Например, дон Хаиме Диес де Окс Армендарис, сеньор города Кадрейты, знаменитый рыцарь Наварры и предок герцогов де Альбукерке по женской линии, был присужден к публичной епитимье за то, что укрыл на одну ночь в своем доме Гаспара де Санта-Круса, Гарсию де Мороса и Мартина де Сантанхела, которых происходившее вынудило покинуть Сарагосу.
То же наказание постигло некоторых знаменитых рыцарей города Туделы, принявших Хуана де Педро Санчеса и других беглецов.
Судьба тех, кому все же удалось бежать, сложилась не более счастливо. Например, тот же Гаспар де Санта-Крус, бежавший во Францию, в Тулузу, странным образом умер вскоре после того, как его чучело было публично сожжено в Сарагосе. Потом по приказанию инквизиции был арестован один из его сыновей, способствовавший бегству отца. Он подвергся публичному наказанию и был присужден взять копию приговора над его отцом, поехать в Тулузу, передать там этот документ местным монахам-доминиканцам с просьбой, чтобы труп его отца был вырыт для сожжения, и затем вернуться в Сарагосу для передачи инквизиторам подробного протокола этой экзекуции.
От гнева инквизиции не могло спасти даже королевское происхождение. Доказательством может служить тот факт, что лишь за намек в пособничестве бегству нескольких заговорщиков родной племянник Фердинанда Арагонского, дон Хаиме Наваррский, сын Элеоноры, королевы Наваррской, и Гастона де Фуа, оказался в пыточных подвалах инквизиции.
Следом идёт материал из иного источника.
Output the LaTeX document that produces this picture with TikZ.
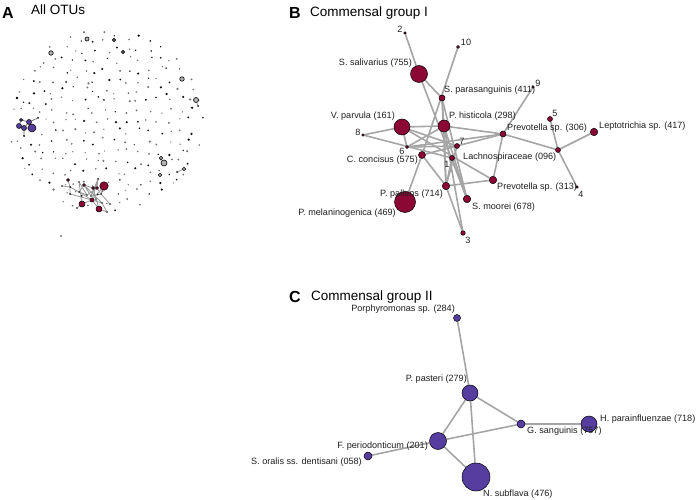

А ведь это был наследник наваррского престола. По словам Хуана Антонио Льоренте, инфант «был заключен в тюрьму инквизиции в Сарагосе, из которой он вышел только для того, чтобы подвергнуться публичной епитимье».
Заметим, что этот вполне достойный человек был нелюбим королем Фердинандом, и инквизиторы знали это, когда принимали решение посягнуть на его свободу.
Примеры творившихся расправ можно было бы приводить еще очень долго. Но дело тут не в конкретных фамилиях пострадавших испанских грандов и не в описаниях наказаний. Главное состоит в том, что убийство инквизитора Педро де Арбуэса оказалось весьма выгодно Фердинанду Арагонскому, который благодаря ему сумел укрепить свою власть и устранить всех своих противников.